James Kettel, executive director with the trade and value added branch of the ministry, told farmnewsnow Saudi Arabia is a hit-and-miss market for Saskatchewan.
"In 2017 we sent a significant amount of barley 97,000 from tonnes from Saskatchewan and in total 198,000 but if you go back to 2015, there was zero," he said.
Earlier this week Saudi Arabia ceased new trade and banned Canadian wheat imports, in response to a tweet sent from Global Affairs Canada, critizing the kingdom for its detention of of several human rights activists.
Kettel said while the recent wheat ban had more to do with politics than trade, it did highlight a trend in market access issues for Canada, such as the recent pulse tariffs imposed India.

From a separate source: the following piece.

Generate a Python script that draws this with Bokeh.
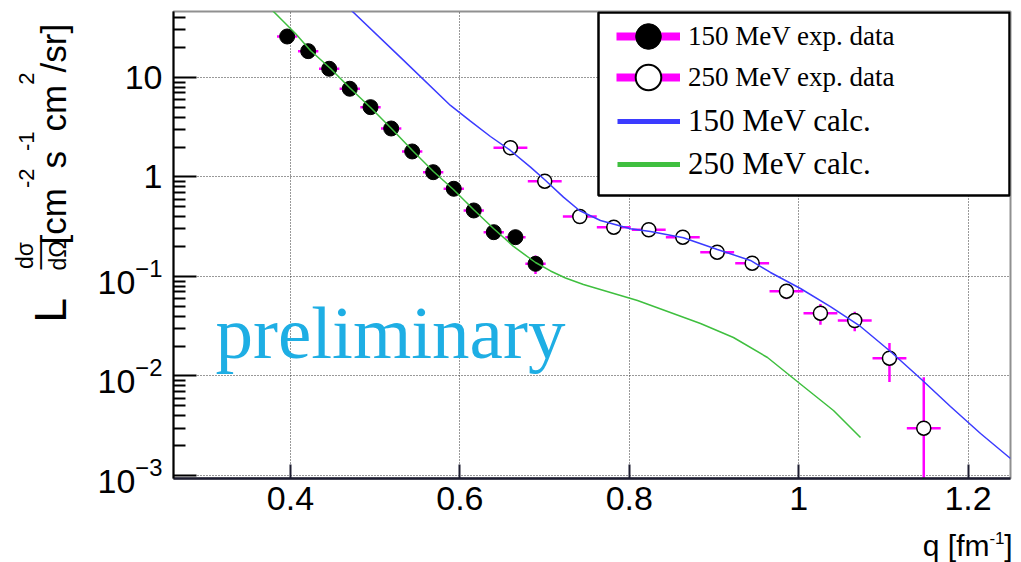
import math
from bokeh.plotting import figure
from bokeh.layouts import row, column
from bokeh.models import (ColumnDataSource, Range1d, FixedTicker, Label, Legend, LegendItem,
                          BoxAnnotation, CustomJSTickFormatter, LogTickFormatter)
from bokeh.embed import file_html
from bokeh.resources import INLINE

# ---------------- data ----------------
# 150 MeV experimental data (filled circles)
q_exp150 = [0.3961, 0.4209, 0.4457, 0.4700, 0.4945, 0.5189, 0.5437, 0.5685, 0.5928, 0.6164, 0.6400, 0.6656, 0.6893]
v_exp150 = [25.8, 18.38, 12.23, 7.70, 5.03, 3.07, 1.804, 1.117, 0.761, 0.4606, 0.2787, 0.2483, 0.1341]
dq_exp150 = [0.012] * 13
dv_exp150 = [1.0, 0.7, 0.5, 0.3, 0.2, 0.12, 0.07, 0.045, 0.03, 0.02, 0.012, 0.01, 0.028]

# 250 MeV experimental data (open circles)
q_exp250 = [0.6597, 0.7002, 0.7416, 0.7817, 0.8230, 0.8632, 0.9038, 0.9451, 0.9856, 1.0257, 1.0662, 1.1072, 1.1477]
v_exp250 = [1.966, 0.9074, 0.4009, 0.3130, 0.2946, 0.2483, 0.1754, 0.1361, 0.0712, 0.0428, 0.0361, 0.0151, 0.00299]
dq_exp250 = [0.02] * 13
dv_exp250 = [0.08, 0.04, 0.02, 0.015, 0.014, 0.012, 0.009, 0.008, 0.012, 0.01, 0.008, 0.0064, 0.0067]

# 150 MeV calculation (blue)
q_calc150 = [0.4472, 0.4732, 0.5299, 0.5889, 0.6125, 0.6361, 0.6597, 0.6834, 0.6999, 0.7223, 0.7412,
             0.7660, 0.8014, 0.8250, 0.8640, 0.9041, 0.9431, 0.9667, 1.0021, 1.0375, 1.0730, 1.1084,
             1.1438, 1.1792, 1.2147, 1.2501]
v_calc150 = [74.9, 46.0, 15.9, 5.23, 3.64, 2.55, 1.846, 1.254, 0.944, 0.627, 0.4606,
             0.3654, 0.3015, 0.2833, 0.2448, 0.1868, 0.1448, 0.1097, 0.0757, 0.0499, 0.03144, 0.01763,
             0.00944, 0.00494, 0.002643, 0.001482]

# 250 MeV calculation (green)
q_calc250 = [0.3646, 0.3799, 0.4059, 0.4236, 0.4472, 0.4708, 0.4945, 0.5192, 0.5440, 0.5688, 0.5924,
             0.6161, 0.6397, 0.6633, 0.6893, 0.7070, 0.7247, 0.7459, 0.8097, 0.8841, 0.9230, 0.9632,
             0.9998, 1.0411, 1.0730]
v_calc250 = [63.7, 46.0, 27.7, 18.68, 12.32, 7.75, 4.99, 3.07, 1.846, 1.136, 0.7488,
             0.4714, 0.3037, 0.2002, 0.1382, 0.1136, 0.0966, 0.0831, 0.0574, 0.0337, 0.02436, 0.01534,
             0.0086, 0.0045, 0.002409]

x_ticks = [0.4, 0.6, 0.8, 1.0, 1.2]
y_ticks = [0.001, 0.01, 0.1, 1, 10]

# ---------------- layout (page pixels) ----------------
X0, X1 = 0.2619, 1.2501
Y0, Y1 = 0.000933, 46.0
YW = 90                       # width of the y-title strip
ML, MR, MT, MB = 83, 11, 11, 48
FW, FH = 837, 467
FL = YW + ML                  # frame left in page px (173)
PH = MT + FH + MB             # height of the main figure (526)
XH = 562 - PH                 # height of the x-title strip
LY0, LY1 = math.log10(Y0), math.log10(Y1)
MID = 0.345                   # baseline -> text-centre offset, in em


def px2q(px):
    return X0 + (px - FL) / FW * (X1 - X0)


def py2v(py):
    return 10 ** (LY1 - (py - MT) / FH * (LY1 - LY0))


p = figure(frame_width=FW, frame_height=FH, x_axis_type="linear", y_axis_type="log",
           x_range=Range1d(X0, X1), y_range=Range1d(Y0, Y1),
           output_backend="svg", toolbar_location=None,
           min_border_left=ML, min_border_right=MR, min_border_top=MT, min_border_bottom=MB)
p.background_fill_color = "white"
p.border_fill_color = "white"
p.outline_line_color = "#909090"
p.outline_line_width = 2

# axes
p.xaxis.ticker = FixedTicker(ticks=x_ticks, minor_ticks=[])
p.xaxis.formatter = CustomJSTickFormatter(code="return parseFloat(tick.toFixed(3)).toString();")
p.xaxis.axis_line_color = "#1c1c30"
p.xaxis.axis_line_width = 2.5
p.xaxis.major_tick_in = 14
p.xaxis.major_tick_out = 0
p.xaxis.major_tick_line_width = 2
p.xaxis.major_tick_line_color = "#1c1c30"
p.xaxis.minor_tick_line_color = None
p.xaxis.major_label_text_font = "Liberation Sans"
p.xaxis.major_label_text_font_size = "34px"
p.xaxis.major_label_text_color = "black"
p.xaxis.major_label_standoff = 8

minor_y = [k * 10.0 ** e for e in range(-4, 2) for k in range(2, 10)]
p.yaxis.ticker = FixedTicker(ticks=y_ticks, minor_ticks=minor_y)
p.yaxis.formatter = LogTickFormatter(min_exponent=0)
p.yaxis.major_label_overrides = {10: "10", 1: "1"}
p.yaxis.major_label_text_font = "Liberation Sans"
p.yaxis.major_label_text_font_size = "34px"
p.yaxis.major_label_text_color = "black"
p.yaxis.major_label_standoff = 11
p.yaxis.axis_line_color = "black"
p.yaxis.axis_line_width = 2
p.yaxis.major_tick_in = 23
p.yaxis.major_tick_out = 0
p.yaxis.minor_tick_in = 12
p.yaxis.minor_tick_out = 0
p.yaxis.major_tick_line_width = 2
p.yaxis.minor_tick_line_width = 2
p.yaxis.major_tick_line_color = "black"
p.yaxis.minor_tick_line_color = "black"

for g in (p.xgrid, p.ygrid):
    g.grid_line_color = "#333333"
    g.grid_line_dash = "1 2"
    g.grid_line_width = 1

MAGENTA = "#ff00ff"
BLUE = "#3b3bff"
GREEN = "#3fbf3f"


def errbars(q, v, dq, dv):
    src = ColumnDataSource(dict(
        q=q, v=v,
        ql=[a - b for a, b in zip(q, dq)], qh=[a + b for a, b in zip(q, dq)],
        vl=[max(a - b, 1e-9) for a, b in zip(v, dv)], vh=[a + b for a, b in zip(v, dv)]))
    p.segment(x0="ql", y0="v", x1="qh", y1="v", source=src, line_color=MAGENTA, line_width=2.5)
    p.segment(x0="q", y0="vl", x1="q", y1="vh", source=src, line_color=MAGENTA, line_width=2.5)
    return src


s150 = errbars(q_exp150, v_exp150, dq_exp150, dv_exp150)
s250 = errbars(q_exp250, v_exp250, dq_exp250, dv_exp250)
p.scatter(x="q", y="v", source=s150, marker="circle", size=15, fill_color="black", line_color="black")
p.scatter(x="q", y="v", source=s250, marker="circle", size=14, fill_color="white",
          line_color="black", line_width=1.5)

p.line(q_calc150, v_calc150, line_color=BLUE, line_width=1.5)
p.line(q_calc250, v_calc250, line_color=GREEN, line_width=1.5)

# ---------------- legend ----------------
box = BoxAnnotation(left=px2q(598), right=px2q(1009), top=py2v(12), bottom=py2v(195),
                    fill_color="white", fill_alpha=1.0, line_color="black", line_alpha=1.0,
                    line_width=2.5)
p.add_layout(box)

# legend proxies: one NaN row each, so nothing appears in the plot area
nan = float("nan")
dummy = ColumnDataSource(dict(x=[nan], y=[nan]))
r_bar = p.segment(x0="x", y0="y", x1="x", y1="y", source=dummy, line_color=MAGENTA, line_width=8)
r_full = p.scatter(x="x", y="y", source=dummy, marker="circle", fill_color="black", line_color="black")
r_open = p.scatter(x="x", y="y", source=dummy, marker="circle", fill_color="white",
                   line_color="black", line_width=2)
r_blue = p.line(x="x", y="y", source=dummy, line_color=BLUE, line_width=5)
r_green = p.line(x="x", y="y", source=dummy, line_color=GREEN, line_width=5)

common = dict(padding=0, margin=0, background_fill_alpha=0, border_line_alpha=0,
              label_text_font="Liberation Serif", label_text_color="black")
legA1 = Legend(items=[LegendItem(label="150 MeV exp. data", renderers=[r_bar, r_full])],
               location=(443, 410), glyph_width=64, glyph_height=64, label_standoff=8,
               label_text_font_size="27px", **common)
legA2 = Legend(items=[LegendItem(label="250 MeV exp. data", renderers=[r_bar, r_open])],
               location=(443, 369), glyph_width=64, glyph_height=64, label_standoff=8,
               label_text_font_size="27px", **common)
legB = Legend(items=[LegendItem(label="150 MeV calc.", renderers=[r_blue]),
                     LegendItem(label="250 MeV calc.", renderers=[r_green])],
              location=(444, 296), glyph_width=63, glyph_height=36, spacing=7, label_standoff=8,
              label_text_font_size="31px", **common)
for lg in (legA1, legA2, legB):
    p.add_layout(lg, "center")

# watermark (baseline at page y 358)
p.add_layout(Label(x=px2q(215), y=py2v(358 - MID * 75), text="preliminary",
                   text_font="Liberation Serif", text_font_size="75px", text_color="#1eaee4",
                   text_align="left", text_baseline="middle"))


# ---------------- axis titles (in their own strips, page px as data units) ----------------
def strip(w, h, top):
    f = figure(frame_width=w, frame_height=h, x_range=Range1d(0, w), y_range=Range1d(top + h, top),
               x_axis_location=None, y_axis_location=None, output_backend="svg",
               toolbar_location=None, min_border=0)
    f.outline_line_color = None
    f.grid.visible = False
    f.background_fill_color = "white"
    f.border_fill_color = "white"
    return f


def lab(fig, text, x, y, size, align="left", rotated=False):
    # (x, y) is the point on the text baseline in page px
    if rotated:
        ax, ay, ang = x - MID * size, y, math.pi / 2
    else:
        ax, ay, ang = x, y - MID * size, 0.0
    fig.add_layout(Label(x=ax, y=ay, text=text, text_font="Liberation Sans",
                         text_font_size=f"{size}px", text_align=align,
                         text_baseline="middle", angle=ang, text_color="black"))


yfig = strip(YW, PH, 0)
lab(yfig, "L", 65, 311, 44, rotated=True)
lab(yfig, "d\u03c3", 32, 244, 23, align="center", rotated=True)
lab(yfig, "d\u03a9", 65, 244, 23, align="center", rotated=True)
lab(yfig, "\u2014", 47.3, 244, 28, align="center", rotated=True)
for txt, start, size, base in [("[cm", 233, 35, 65), ("-2", 176.6, 22, 34), ("s", 157.0, 35, 65),
                               ("-1", 139.5, 22, 34), ("cm", 119.9, 35, 65), ("2", 73.2, 22, 34),
                               ("/sr]", 61.0, 35, 65)]:
    lab(yfig, txt, base, start, size, rotated=True)

xfig = strip(1021, XH, PH)
lab(xfig, "]", 1012, 555, 30, align="right")
lab(xfig, "-1", 1004, 543, 17, align="right")
lab(xfig, "q [fm", 989, 555, 30, align="right")

layout = column(row(yfig, p, spacing=0), xfig, spacing=0)
open("out.html", "w").write(file_html(layout, INLINE))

Kettel said there has been a noticeable shift in trade relations.
"There seems to be a lot more willingness to start less support for free trade and open trade, and more willingness to restrict access which for an exporting province like Saskatchewan is a concern," Kettel said.
The news is not all bad. Kettel said there has been increased demand on Canada, to export wheat, barley and canola to other countries such as China.
"Maybe we are starting to see benefits from the trade war with the US and China, so maybe that will help offset some of these concerns [with Saudia Arabia]," he said.
Kettel said there could also be some opportunity coming from Mexico, who are also to looking to diversify away from the United States. This fall, agriculture ministers from Canada will meet with agriculture officials from the U.S. and Mexico at the tri-national ag accord meeting in Mexico.
"I think if we were to go down we would probably look to do some work to promote some other opportunities," Kettel said.